MOSTRA COLLETTIVA, 06_FUORI 2
«Ero architetto-fotografo, sono fotografo-architetto.»
Patrizia Nicolosi nasce come fotografa “dentro” la sua attività di architetto e, in questo senso, dall’architettura viene mano a mano premiata e anche, come ovvio, protetta. Poi nel tempo, Patrizia Nicolosi sente e coltiva una propensione specifica per la fotografia in quanto tale, a favore di quello scatto puro, senza predefinizione di un campo, che conduce inesorabilmente all’abbandono, lento ma deciso, della scena urbana come argomento privilegiato.
Non si domanda, correttamente, se esiste (sicuramente esiste, ma chissà dov’è) un luogo, un argomento, una materialità ora più consoni al suo esprimersi. In poltrona, apre lentamente gli occhi sulla propria quotidianità. Stando la più tranquilla possibile (a questo sembra servire il quotidiano conosciuto, da sé e per sé costruito) lei chiede al proprio obbiettivo “comunque” delle risposte, senza dover apparecchiare morti, nudi o tramonti da sogno.

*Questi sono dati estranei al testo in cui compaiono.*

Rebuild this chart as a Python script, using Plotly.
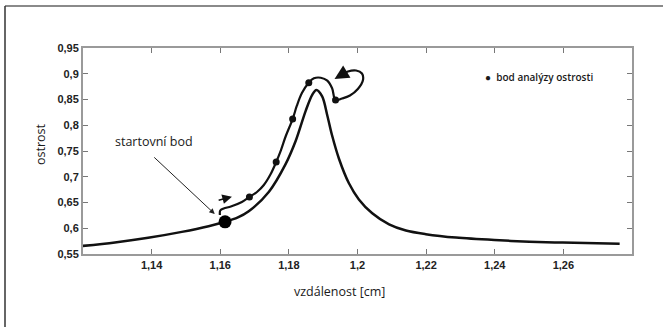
import plotly.graph_objects as go

# main sharpness curve (ostrost vs vzdálenost)
main_x = [1.1196, 1.1293, 1.1390, 1.1488, 1.1566, 1.1614, 1.1650, 1.1683, 1.1742, 1.1790,
          1.1820, 1.1849, 1.1868, 1.1880, 1.1897, 1.1912, 1.1926, 1.1946, 1.1975, 1.2004,
          1.2043, 1.2092, 1.2141, 1.2199, 1.2287, 1.2399, 1.2501, 1.2598, 1.2764]
main_y = [0.5655, 0.5725, 0.5815, 0.5930, 0.6040, 0.6125, 0.6205, 0.6330, 0.6710, 0.7240,
          0.7700, 0.8280, 0.8590, 0.8684, 0.8560, 0.8190, 0.7800, 0.7350, 0.6873, 0.6560,
          0.6290, 0.6075, 0.5955, 0.5885, 0.5818, 0.5770, 0.5740, 0.5721, 0.5700]

# search path drawn above the curve
path_x = [1.1599, 1.1600, 1.1610, 1.1631, 1.1663, 1.1685, 1.1707, 1.1727, 1.1747, 1.1763,
          1.1777, 1.1791, 1.1811, 1.1823, 1.1838, 1.1858, 1.1873, 1.1893, 1.1912, 1.1926,
          1.1936, 1.1955, 1.1978, 1.2001, 1.2016, 1.2013, 1.1996, 1.1972, 1.1955]
path_y = [0.6257, 0.6345, 0.6383, 0.6422, 0.6510, 0.6607, 0.6704, 0.6840, 0.7053, 0.7286,
          0.7519, 0.7791, 0.8121, 0.8374, 0.8626, 0.8826, 0.8912, 0.8923, 0.8865, 0.8717,
          0.8490, 0.8519, 0.8578, 0.8704, 0.8879, 0.9005, 0.9063, 0.9044, 0.8985]
loop_tip = (1.1933, 0.8898)

# sharpness analysis points
dots_x = [1.1685, 1.1763, 1.1811, 1.1858, 1.1936]
dots_y = [0.6607, 0.7286, 0.8121, 0.8826, 0.8490]

# start point
start_x = [1.1614]
start_y = [0.6125]

# small direction arrow near start
dir_from = (1.1591, 0.6535)
dir_to = (1.1634, 0.6613)

x_ticks = [1.14, 1.16, 1.18, 1.20, 1.22, 1.24, 1.26]
x_ticktext = ["1,14", "1,16", "1,18", "1,2", "1,22", "1,24", "1,26"]
y_ticks = [0.55, 0.60, 0.65, 0.70, 0.75, 0.80, 0.85, 0.90, 0.95]
y_ticktext = ["0,55", "0,6", "0,65", "0,7", "0,75", "0,8", "0,85", "0,9", "0,95"]

W, H = 663, 327
L, R, T, B = 83, 31, 48, 73
pw, ph = W - L - R, H - T - B

def px_x(p):
    return (p - L) / pw

def px_y(p):
    return (H - B - p) / ph

fig = go.Figure()
fig.add_trace(go.Scatter(x=main_x, y=main_y, mode="lines",
                         line=dict(color="#111111", width=2.5, shape="spline", smoothing=0.9),
                         showlegend=False, hoverinfo="skip"))
fig.add_trace(go.Scatter(x=path_x, y=path_y, mode="lines",
                         line=dict(color="#111111", width=2.2, shape="spline"),
                         showlegend=False, hoverinfo="skip"))
fig.add_trace(go.Scatter(x=dots_x, y=dots_y, mode="markers",
                         marker=dict(color="#111111", size=7),
                         name="bod analýzy ostrosti", showlegend=False))
fig.add_trace(go.Scatter(x=start_x, y=start_y, mode="markers",
                         marker=dict(color="#000000", size=13),
                         showlegend=False))

text_font = dict(family="Open Sans", size=12.5, color="#1a1a1a")

annotations = [
    # loop arrowhead
    dict(x=loop_tip[0], y=loop_tip[1], ax=path_x[-1], ay=path_y[-1],
         xref="x", yref="y", axref="x", ayref="y", text="", showarrow=True,
         arrowhead=2, arrowsize=1.3, arrowwidth=2.2, arrowcolor="#111111"),
    # direction arrow
    dict(x=dir_to[0], y=dir_to[1], ax=dir_from[0], ay=dir_from[1],
         xref="x", yref="y", axref="x", ayref="y", text="", showarrow=True,
         arrowhead=2, arrowsize=1.2, arrowwidth=1.6, arrowcolor="#111111"),
    # start label arrow
    dict(x=1.1584, y=0.6277, xref="x", yref="y", text="", showarrow=True,
         ax=-62, ay=-58, arrowhead=2, arrowsize=1.1, arrowwidth=1, arrowcolor="#222222"),
    dict(x=px_x(154), y=px_y(141), xref="paper", yref="paper", text="startovní bod",
         showarrow=False, font=text_font, xanchor="center", yanchor="middle"),
    # legend
    dict(x=px_x(483), y=px_y(76.5), xref="paper", yref="paper",
         text="●  bod analýzy ostrosti", showarrow=False,
         font=dict(family="Open Sans", size=10, color="#1a1a1a", weight=600),
         xanchor="left", yanchor="middle"),
    # axis titles
    dict(x=px_x(339.5), y=px_y(291.5), xref="paper", yref="paper", text="vzdálenost [cm]",
         showarrow=False, font=text_font, xanchor="center", yanchor="middle"),
    dict(x=px_x(40), y=px_y(144), xref="paper", yref="paper", text="ostrost",
         showarrow=False, font=text_font, textangle=-90, xanchor="center", yanchor="middle"),
]

shapes = [
    dict(type="line", xref="paper", yref="paper", x0=px_x(5), x1=px_x(663),
         y0=px_y(6), y1=px_y(6), line=dict(color="#8a8a8a", width=2)),
    dict(type="line", xref="paper", yref="paper", x0=px_x(5), x1=px_x(5),
         y0=px_y(6), y1=px_y(327), line=dict(color="#333333", width=1.5)),
]

axis_common = dict(showline=True, linecolor="#9a9a9a", linewidth=2, mirror="ticks",
                   ticks="inside", ticklen=5, tickcolor="#777777", tickwidth=1,
                   showgrid=False, zeroline=False,
                   tickfont=dict(family="Liberation Sans", size=11, color="#222222", weight="bold"))

fig.update_layout(
    width=W, height=H,
    margin=dict(l=L, r=R, t=T, b=B, pad=0),
    paper_bgcolor="white", plot_bgcolor="white",
    xaxis=dict(range=[1.12, 1.28], tickmode="array", tickvals=x_ticks, ticktext=x_ticktext,
               **axis_common),
    yaxis=dict(range=[0.55, 0.95], tickmode="array", tickvals=y_ticks, ticktext=y_ticktext,
               **axis_common),
    annotations=annotations,
    shapes=shapes,
    showlegend=False,
)

fig.write_html("out.html")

Vediamo se l’obbiettivo risponde. E cosa. Così facendo Patrizia Nicolosi riduce, o cerca almeno di ridurre, al minimo, i disturbi possibili fra sé e la macchina, con il quotidiano che diviene problema per chi osserva la foto, meno, molto meno, per lei che lo vive in quanto “vissuto”.
Come se, avendo una mostra a Reggio Emilia, lei scattasse le foto nell’ultima ora di viaggio prima dell’inaugurazione, fedele a un “distacco” necessario a esprimersi. Forse.